OBJECTIVE: To evaluate the prevalence and clinical effects of excess gestational weight gain on birth weight and other pregnancy outcomes in women with type 1 diabetes.
METHODS: We performed a retrospective cohort study of women with type 1 diabetes delivered between 2009 and 2012. Patients with excess weight gain were identified using the 2009 Institute of Medicine weight gain recommendations adjusted for gestational age at delivery and prepregnancy body mass index (BMI) category. Demographic and outcome data were abstracted from the medical record, and pregnancy outcomes were compared between women with and without excess gestational weight gain.
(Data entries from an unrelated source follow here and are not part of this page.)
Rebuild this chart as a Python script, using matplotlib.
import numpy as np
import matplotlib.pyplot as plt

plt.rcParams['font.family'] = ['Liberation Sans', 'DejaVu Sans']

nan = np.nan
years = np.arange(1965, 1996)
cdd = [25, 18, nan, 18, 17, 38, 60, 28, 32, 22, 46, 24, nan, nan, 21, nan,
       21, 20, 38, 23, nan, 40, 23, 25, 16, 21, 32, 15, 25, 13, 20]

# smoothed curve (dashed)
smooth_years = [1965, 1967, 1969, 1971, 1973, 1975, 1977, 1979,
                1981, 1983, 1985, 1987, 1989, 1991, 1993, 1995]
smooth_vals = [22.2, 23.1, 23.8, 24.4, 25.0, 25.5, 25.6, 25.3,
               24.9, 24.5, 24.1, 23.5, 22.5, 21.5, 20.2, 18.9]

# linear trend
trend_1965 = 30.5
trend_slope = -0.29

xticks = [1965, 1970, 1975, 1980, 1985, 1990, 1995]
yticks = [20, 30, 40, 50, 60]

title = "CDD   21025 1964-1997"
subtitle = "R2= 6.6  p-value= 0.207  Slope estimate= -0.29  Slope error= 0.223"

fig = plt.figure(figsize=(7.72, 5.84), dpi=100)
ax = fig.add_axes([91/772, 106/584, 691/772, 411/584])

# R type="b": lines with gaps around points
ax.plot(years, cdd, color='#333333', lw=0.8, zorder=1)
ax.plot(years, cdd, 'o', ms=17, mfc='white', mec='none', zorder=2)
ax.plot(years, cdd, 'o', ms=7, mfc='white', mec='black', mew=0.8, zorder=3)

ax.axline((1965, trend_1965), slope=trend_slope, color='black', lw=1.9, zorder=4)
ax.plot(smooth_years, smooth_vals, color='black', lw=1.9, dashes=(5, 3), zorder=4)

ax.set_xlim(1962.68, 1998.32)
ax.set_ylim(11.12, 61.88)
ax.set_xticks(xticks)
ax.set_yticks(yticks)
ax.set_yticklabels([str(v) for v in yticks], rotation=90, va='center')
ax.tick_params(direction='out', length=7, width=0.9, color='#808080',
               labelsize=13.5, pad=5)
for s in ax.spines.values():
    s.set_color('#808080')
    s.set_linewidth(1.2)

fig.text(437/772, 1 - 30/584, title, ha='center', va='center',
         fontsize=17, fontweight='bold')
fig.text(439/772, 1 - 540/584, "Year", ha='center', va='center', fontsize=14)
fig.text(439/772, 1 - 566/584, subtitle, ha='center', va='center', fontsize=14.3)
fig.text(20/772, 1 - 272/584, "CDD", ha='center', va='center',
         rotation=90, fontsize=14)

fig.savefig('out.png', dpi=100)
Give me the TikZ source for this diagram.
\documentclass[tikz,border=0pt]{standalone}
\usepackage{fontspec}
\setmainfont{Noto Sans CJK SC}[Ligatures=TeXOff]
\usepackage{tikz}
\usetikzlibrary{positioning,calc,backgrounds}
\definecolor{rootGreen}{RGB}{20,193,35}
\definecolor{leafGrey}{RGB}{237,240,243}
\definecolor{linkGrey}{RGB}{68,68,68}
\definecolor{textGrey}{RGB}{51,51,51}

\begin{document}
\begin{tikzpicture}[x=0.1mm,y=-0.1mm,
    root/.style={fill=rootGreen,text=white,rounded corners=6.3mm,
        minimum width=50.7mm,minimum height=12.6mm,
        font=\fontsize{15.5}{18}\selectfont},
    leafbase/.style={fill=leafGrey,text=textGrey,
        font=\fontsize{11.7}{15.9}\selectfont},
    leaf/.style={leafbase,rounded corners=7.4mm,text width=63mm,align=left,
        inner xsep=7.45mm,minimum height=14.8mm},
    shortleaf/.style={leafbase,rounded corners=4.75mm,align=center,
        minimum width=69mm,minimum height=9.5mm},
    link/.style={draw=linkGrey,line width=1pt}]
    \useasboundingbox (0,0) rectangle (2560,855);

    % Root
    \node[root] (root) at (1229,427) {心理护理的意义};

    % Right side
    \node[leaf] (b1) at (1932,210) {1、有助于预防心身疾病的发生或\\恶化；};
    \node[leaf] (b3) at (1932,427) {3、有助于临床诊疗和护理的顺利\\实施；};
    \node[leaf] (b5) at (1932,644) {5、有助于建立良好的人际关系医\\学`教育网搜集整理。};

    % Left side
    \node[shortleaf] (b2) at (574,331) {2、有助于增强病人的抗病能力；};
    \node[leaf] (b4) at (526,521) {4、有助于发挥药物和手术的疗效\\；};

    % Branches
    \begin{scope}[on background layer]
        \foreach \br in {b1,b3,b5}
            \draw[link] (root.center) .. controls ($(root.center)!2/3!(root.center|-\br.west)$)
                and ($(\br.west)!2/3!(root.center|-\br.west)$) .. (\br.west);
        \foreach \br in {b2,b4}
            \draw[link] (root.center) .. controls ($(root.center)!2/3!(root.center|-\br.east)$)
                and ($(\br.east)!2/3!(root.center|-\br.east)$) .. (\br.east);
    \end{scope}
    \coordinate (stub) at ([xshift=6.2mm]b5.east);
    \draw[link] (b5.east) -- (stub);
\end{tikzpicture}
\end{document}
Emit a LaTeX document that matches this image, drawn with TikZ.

RESULTS: Excess gestational weight gain occurred in 114 of 175 women (65.1%). Large-for-gestational-age (LGA) birth weight occurred in 48 of 114 (42.1%) of women with excess gestational weight gain and 5 of 61 (8.2%) of women with recommended weight gain (P<.001). The association between excess maternal weight gain and LGA birth weight remained significant after adjustment for prepregnancy BMI, gestational age at delivery, nulliparity, vascular complications, and hemoglobin A1c measurements (adjusted odds ratio 8.9, 95% confidence interval 3.1–26.2, P<.001). Stratified analyses demonstrated that excess maternal weight gain is associated with LGA neonates in both normal-weight and overweight or obese women.
CONCLUSIONS: Excess maternal weight gain is common and leads to higher rates of LGA neonates in both normal-weight and overweight or obese women with type 1 diabetes. Interventions designed to limit excess gestational weight gain may reduce the risk for fetal overgrowth in women with type 1 diabetes.